How does putting the new tires on the front help them to wear evenly?
front tires generally wear more quickly because they are used laterally (to steer) and not just rotationally (to go around and around). And esp FWD or AWD they are drive wheels as well.
Since most cars now have stability control and general suspension design that heavily favors understeer, oversteer is much much less common than understeer.
However, there are three types of people:
When the car starts to oversteer they:
A: have no idea what to do and watch as the car's rear trades places with the car's front.
B: vaguely recall from driver's ed that you are supposed to steer into a spin out and they wrench the steering wheel hard over and hold it until eventually the car over corrects and oversteers in the other direction and they spin out the other way.
C: they sense the oversteer and they slide the wheel over briefly to give it enough to come around and quickly nudge the wheel back -- or they let stability control effect roughly the same thing with the inside front brake.
Types A and B can put the new tires on the back to help them avoid their catastrophic spinouts, but now they are at a much higher risk for the much more common understeering off the exit ramp curve.
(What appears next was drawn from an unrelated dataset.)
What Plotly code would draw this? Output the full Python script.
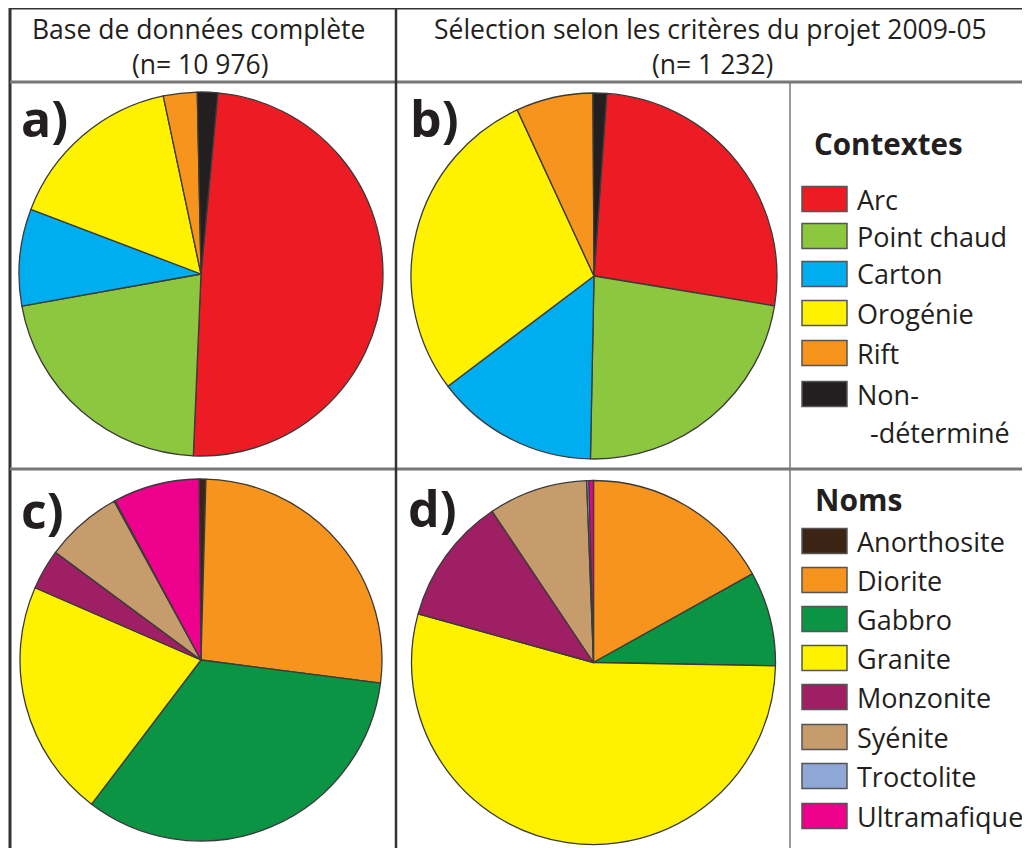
import plotly.graph_objects as go

# categories / values (percent of samples)
contextes = ["Arc", "Point chaud", "Carton", "Orogénie", "Rift", "Non-déterminé"]
contextes_colors = ["#ED1C24", "#8DC63F", "#00AEEF", "#FFF200", "#F7941D", "#231F20"]
pct_a = [49.2, 21.5, 8.6, 15.9, 3.0, 1.8]
pct_b = [26.5, 22.7, 14.4, 28.4, 6.8, 1.2]

noms = ["Anorthosite", "Diorite", "Gabbro", "Granite", "Monzonite", "Syénite",
        "Troctolite", "Ultramafique"]
noms_colors = ["#3C2415", "#F7941D", "#0B9444", "#FFF200", "#9E1F63", "#C69C6D",
               "#8FA8D8", "#EC008C"]
pct_c = [0.6, 26.6, 33.3, 21.2, 3.6, 6.9, 0.1, 7.7]
pct_d = [0.0, 16.9, 8.4, 54.0, 11.3, 8.8, 0.2, 0.4]

header_left = ["Base de données complète", "(n= 10 976)"]
header_right = ["Sélection selon les critères du projet 2009-05", "(n= 1 232)"]

W, H = 1030, 848
OFF = 8  # page body margin


def px(x):
    return (x - OFF) / W


def py(y):
    return 1 - (y - OFF) / H


def dom(cx, cy, r):
    return dict(x=[px(cx - r), px(cx + r)], y=[py(cy + r), py(cy - r)])


fig = go.Figure()
pies = [
    (contextes, pct_a, contextes_colors, 5.3, (201, 274, 182)),
    (contextes, pct_b, contextes_colors, 4.0, (594, 276, 183)),
    (noms, pct_c, noms_colors, -0.6, (201, 660, 181)),
    (noms, pct_d, noms_colors, 0.0, (593.5, 662.5, 182)),
]
for labels, vals, cols, rot, (cx, cy, r) in pies:
    fig.add_trace(go.Pie(labels=labels, values=vals, sort=False, direction="clockwise",
                         rotation=rot, textinfo="none", hoverinfo="label+percent",
                         showlegend=False, domain=dom(cx, cy, r),
                         marker=dict(colors=cols, line=dict(color="#3a3a3a", width=1.3))))

shapes = []


def line(x0, y0, x1, y1, color, width):
    shapes.append(dict(type="line", xref="paper", yref="paper", x0=px(x0), y0=py(y0),
                       x1=px(x1), y1=py(y1), line=dict(color=color, width=width)))


# table grid
line(10, 8, 1040, 8, "#333333", 3)
line(10, 8, 10, 860, "#333333", 3)
line(10, 82, 1040, 82, "#777777", 3)
line(10, 469, 1040, 469, "#777777", 3)
line(396, 8, 396, 860, "#333333", 2.5)
line(790, 82, 790, 860, "#777777", 1.5)

font = "Open Sans"
txt = "#231F20"
ann = []


def text(x, y, s, size, anchor="center", bold=False):
    ann.append(dict(xref="paper", yref="paper", x=px(x), y=py(y), text=s, showarrow=False,
                    xanchor=anchor, yanchor="middle",
                    font=dict(family=font, size=size, color=txt,
                              weight="bold" if bold else "normal")))


text(198, 29, header_left[0], 26.5)
text(200, 64, header_left[1], 26.5)
text(710, 29, header_right[0], 26.5)
text(712, 64, header_right[1], 26.5)

for lab, (x, y) in zip(["a)", "b)", "c)", "d)"], [(44, 118), (434, 118), (42, 510), (432, 508)]):
    text(x, y, lab, 50, bold=True)


def legend_box(yc, color):
    shapes.append(dict(type="rect", xref="paper", yref="paper", x0=px(802), x1=px(847),
                       y0=py(yc + 12.5), y1=py(yc - 12.5), fillcolor=color,
                       line=dict(color="#555555", width=1.5)))


text(812, 143, "Contextes", 29.5, anchor="left", bold=True)
ctx_y = [199, 236, 274, 313, 353, 394]
for name, col, yc in zip(contextes, contextes_colors, ctx_y):
    legend_box(yc, col)
    if name == "Non-déterminé":
        text(855, yc, "Non-", 27, anchor="left")
        text(868, yc + 38, "-déterminé", 27, anchor="left")
    else:
        text(855, yc, name, 27, anchor="left")

text(813, 499, "Noms", 30, anchor="left", bold=True)
noms_y = [541, 580, 619, 658, 697, 737, 776, 816]
for name, col, yc in zip(noms, noms_colors, noms_y):
    legend_box(yc, col)
    text(855, yc, name, 27, anchor="left")

fig.update_layout(width=W, height=H, margin=dict(l=0, r=0, t=0, b=0),
                  paper_bgcolor="white", plot_bgcolor="white",
                  shapes=shapes, annotations=ann)
fig.write_html("out.html")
every car I had since 2001 has had stability control and it was near impossible to get them to spinout even fooling around in snowy parking lot. Seems a waste to put the slippery tires on the front to encourage the much more common understeer in exchange for protection against the rare rare oversteer. (and since stability control works mostly with the front brakes you are not giving ESC the right tools to work if you are putting the crappy tires in the front.